Work to complete: Would you return the run of lines that starts at the one with "Write a web" and ends at the one with "2009, 2010, 2011];", ends included, exactly as written and without the images?

[start Input material]

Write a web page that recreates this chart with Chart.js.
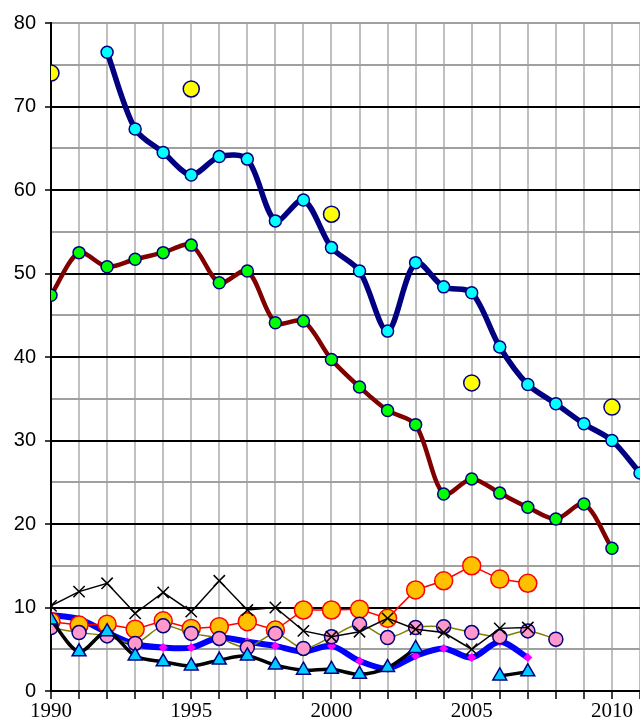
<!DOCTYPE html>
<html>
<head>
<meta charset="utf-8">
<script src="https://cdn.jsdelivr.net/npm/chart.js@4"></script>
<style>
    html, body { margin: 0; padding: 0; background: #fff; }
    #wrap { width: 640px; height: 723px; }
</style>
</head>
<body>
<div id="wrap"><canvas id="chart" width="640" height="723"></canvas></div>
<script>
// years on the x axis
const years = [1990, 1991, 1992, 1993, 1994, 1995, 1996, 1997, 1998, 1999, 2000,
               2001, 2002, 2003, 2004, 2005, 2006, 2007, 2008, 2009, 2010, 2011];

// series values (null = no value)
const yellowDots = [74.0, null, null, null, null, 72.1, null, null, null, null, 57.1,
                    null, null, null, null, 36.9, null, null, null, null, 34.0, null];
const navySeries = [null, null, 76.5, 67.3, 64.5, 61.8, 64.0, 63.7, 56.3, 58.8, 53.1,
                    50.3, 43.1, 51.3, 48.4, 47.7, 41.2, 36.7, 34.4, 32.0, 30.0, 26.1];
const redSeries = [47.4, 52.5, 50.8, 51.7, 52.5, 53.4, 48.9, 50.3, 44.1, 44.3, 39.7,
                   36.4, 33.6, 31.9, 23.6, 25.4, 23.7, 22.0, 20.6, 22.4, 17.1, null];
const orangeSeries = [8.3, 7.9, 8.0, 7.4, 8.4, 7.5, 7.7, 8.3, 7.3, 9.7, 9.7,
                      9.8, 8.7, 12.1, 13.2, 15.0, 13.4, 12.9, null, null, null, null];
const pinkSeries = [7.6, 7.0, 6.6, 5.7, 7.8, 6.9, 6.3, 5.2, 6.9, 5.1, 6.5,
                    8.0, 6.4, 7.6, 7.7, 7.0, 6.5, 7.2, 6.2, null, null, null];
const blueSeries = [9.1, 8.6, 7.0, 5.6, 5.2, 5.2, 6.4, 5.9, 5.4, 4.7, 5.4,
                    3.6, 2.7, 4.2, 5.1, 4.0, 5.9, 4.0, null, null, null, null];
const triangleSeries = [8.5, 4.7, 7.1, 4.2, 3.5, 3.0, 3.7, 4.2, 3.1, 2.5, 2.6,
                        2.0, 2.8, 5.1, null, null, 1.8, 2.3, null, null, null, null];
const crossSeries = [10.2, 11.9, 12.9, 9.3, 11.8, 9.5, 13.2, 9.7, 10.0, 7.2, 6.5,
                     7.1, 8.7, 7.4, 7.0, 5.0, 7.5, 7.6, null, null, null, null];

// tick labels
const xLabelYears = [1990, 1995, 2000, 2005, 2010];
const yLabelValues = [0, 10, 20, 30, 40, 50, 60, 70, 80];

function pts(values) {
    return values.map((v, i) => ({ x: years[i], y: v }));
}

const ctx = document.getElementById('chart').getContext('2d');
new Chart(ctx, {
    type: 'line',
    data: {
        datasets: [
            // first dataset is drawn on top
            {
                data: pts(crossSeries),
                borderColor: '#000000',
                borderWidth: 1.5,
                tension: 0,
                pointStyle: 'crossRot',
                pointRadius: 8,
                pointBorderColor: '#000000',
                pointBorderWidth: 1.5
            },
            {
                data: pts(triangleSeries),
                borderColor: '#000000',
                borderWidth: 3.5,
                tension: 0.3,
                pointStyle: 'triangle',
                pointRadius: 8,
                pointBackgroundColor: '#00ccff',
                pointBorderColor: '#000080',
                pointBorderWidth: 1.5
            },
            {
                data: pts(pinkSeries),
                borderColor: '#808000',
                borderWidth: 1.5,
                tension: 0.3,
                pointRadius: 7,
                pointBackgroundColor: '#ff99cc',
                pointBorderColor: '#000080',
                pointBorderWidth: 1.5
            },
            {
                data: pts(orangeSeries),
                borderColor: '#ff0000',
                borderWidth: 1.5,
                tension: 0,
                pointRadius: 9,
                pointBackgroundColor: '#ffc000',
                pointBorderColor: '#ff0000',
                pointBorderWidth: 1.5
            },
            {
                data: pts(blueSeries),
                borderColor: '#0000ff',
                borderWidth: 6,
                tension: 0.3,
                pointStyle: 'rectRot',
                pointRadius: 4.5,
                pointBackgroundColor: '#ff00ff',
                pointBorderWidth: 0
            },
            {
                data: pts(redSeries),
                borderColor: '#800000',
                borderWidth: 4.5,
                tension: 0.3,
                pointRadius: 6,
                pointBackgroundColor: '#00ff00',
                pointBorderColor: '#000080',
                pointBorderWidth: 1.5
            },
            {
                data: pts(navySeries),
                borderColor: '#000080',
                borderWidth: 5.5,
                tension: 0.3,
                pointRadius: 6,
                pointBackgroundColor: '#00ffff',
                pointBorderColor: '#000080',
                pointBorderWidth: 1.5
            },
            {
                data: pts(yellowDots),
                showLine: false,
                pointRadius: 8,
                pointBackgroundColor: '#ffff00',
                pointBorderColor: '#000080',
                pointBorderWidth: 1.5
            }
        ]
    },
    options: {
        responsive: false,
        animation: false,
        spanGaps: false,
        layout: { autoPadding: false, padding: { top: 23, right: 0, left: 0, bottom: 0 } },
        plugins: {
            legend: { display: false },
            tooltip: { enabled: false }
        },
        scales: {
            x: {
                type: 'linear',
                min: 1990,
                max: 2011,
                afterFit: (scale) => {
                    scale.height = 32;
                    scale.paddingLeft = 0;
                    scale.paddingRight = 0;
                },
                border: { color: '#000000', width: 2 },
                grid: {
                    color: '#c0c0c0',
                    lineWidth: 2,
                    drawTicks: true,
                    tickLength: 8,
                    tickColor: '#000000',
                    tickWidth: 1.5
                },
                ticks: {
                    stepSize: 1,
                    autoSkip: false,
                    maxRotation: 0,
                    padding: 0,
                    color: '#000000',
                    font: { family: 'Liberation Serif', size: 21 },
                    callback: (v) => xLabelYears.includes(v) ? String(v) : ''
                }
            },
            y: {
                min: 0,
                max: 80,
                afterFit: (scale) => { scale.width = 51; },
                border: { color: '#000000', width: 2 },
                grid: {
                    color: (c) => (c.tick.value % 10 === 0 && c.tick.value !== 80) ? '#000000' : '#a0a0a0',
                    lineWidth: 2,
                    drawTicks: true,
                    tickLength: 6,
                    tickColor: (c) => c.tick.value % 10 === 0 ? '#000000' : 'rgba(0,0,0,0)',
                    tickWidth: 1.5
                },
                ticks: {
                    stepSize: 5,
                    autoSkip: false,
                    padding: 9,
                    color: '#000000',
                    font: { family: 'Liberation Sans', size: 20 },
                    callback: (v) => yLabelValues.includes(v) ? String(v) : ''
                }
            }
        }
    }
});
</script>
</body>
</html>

[end Input material]
[start Input material]

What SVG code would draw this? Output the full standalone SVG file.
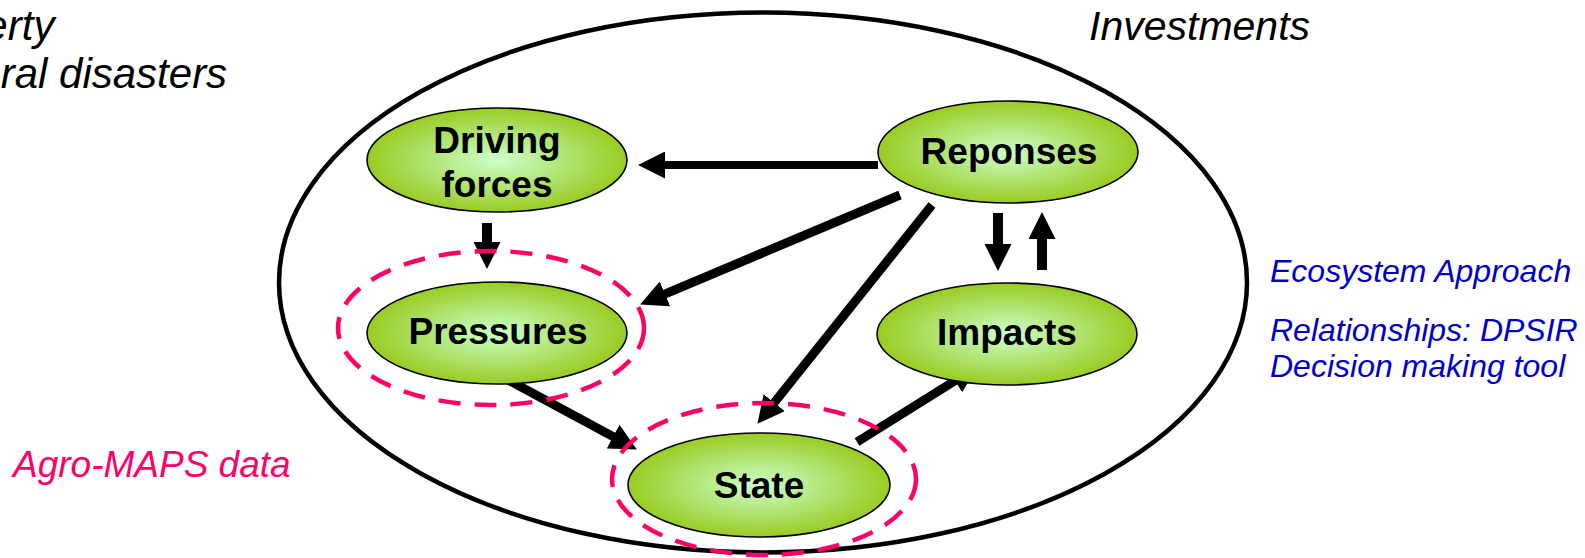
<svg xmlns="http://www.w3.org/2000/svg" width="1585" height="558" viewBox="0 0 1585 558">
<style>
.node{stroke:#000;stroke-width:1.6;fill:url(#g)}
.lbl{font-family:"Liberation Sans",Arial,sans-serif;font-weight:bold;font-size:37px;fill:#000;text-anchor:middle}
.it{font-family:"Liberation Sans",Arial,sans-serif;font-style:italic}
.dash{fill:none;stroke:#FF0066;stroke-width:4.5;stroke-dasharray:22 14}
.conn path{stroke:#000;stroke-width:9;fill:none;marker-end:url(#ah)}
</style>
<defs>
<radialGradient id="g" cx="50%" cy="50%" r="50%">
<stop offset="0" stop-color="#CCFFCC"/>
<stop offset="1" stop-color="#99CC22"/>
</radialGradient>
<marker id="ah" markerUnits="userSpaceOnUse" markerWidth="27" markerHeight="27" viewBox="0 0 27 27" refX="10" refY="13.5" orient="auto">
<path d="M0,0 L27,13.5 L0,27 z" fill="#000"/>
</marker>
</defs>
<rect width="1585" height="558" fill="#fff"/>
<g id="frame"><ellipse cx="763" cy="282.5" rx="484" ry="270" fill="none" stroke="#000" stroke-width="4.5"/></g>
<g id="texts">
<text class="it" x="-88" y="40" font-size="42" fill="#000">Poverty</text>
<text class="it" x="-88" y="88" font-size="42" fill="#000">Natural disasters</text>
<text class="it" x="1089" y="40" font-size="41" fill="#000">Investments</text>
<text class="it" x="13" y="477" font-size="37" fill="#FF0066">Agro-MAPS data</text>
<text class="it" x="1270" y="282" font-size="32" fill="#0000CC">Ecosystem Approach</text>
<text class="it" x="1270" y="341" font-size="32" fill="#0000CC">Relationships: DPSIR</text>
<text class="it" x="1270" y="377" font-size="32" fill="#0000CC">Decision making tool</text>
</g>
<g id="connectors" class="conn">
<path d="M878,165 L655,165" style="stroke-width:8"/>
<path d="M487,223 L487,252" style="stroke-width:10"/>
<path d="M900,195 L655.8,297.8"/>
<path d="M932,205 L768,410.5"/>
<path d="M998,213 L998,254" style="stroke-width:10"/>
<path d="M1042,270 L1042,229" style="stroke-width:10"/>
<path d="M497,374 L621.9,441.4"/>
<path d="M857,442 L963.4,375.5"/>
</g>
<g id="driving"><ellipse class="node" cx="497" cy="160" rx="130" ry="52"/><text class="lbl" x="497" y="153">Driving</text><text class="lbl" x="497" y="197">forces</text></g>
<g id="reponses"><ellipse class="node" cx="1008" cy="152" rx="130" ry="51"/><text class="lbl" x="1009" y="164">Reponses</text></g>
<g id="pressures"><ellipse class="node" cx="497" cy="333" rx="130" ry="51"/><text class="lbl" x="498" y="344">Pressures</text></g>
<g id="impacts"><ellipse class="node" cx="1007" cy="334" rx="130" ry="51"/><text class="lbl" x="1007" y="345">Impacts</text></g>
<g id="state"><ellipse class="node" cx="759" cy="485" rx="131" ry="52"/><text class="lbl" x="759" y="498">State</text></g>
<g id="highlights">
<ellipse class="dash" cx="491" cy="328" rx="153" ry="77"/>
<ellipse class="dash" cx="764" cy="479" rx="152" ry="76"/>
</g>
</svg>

[end Input material]

Task response:
Write a web page that recreates this chart with Chart.js.
<!DOCTYPE html>
<html>
<head>
<meta charset="utf-8">
<script src="https://cdn.jsdelivr.net/npm/chart.js@4"></script>
<style>
    html, body { margin: 0; padding: 0; background: #fff; }
    #wrap { width: 640px; height: 723px; }
</style>
</head>
<body>
<div id="wrap"><canvas id="chart" width="640" height="723"></canvas></div>
<script>
// years on the x axis
const years = [1990, 1991, 1992, 1993, 1994, 1995, 1996, 1997, 1998, 1999, 2000,
               2001, 2002, 2003, 2004, 2005, 2006, 2007, 2008, 2009, 2010, 2011];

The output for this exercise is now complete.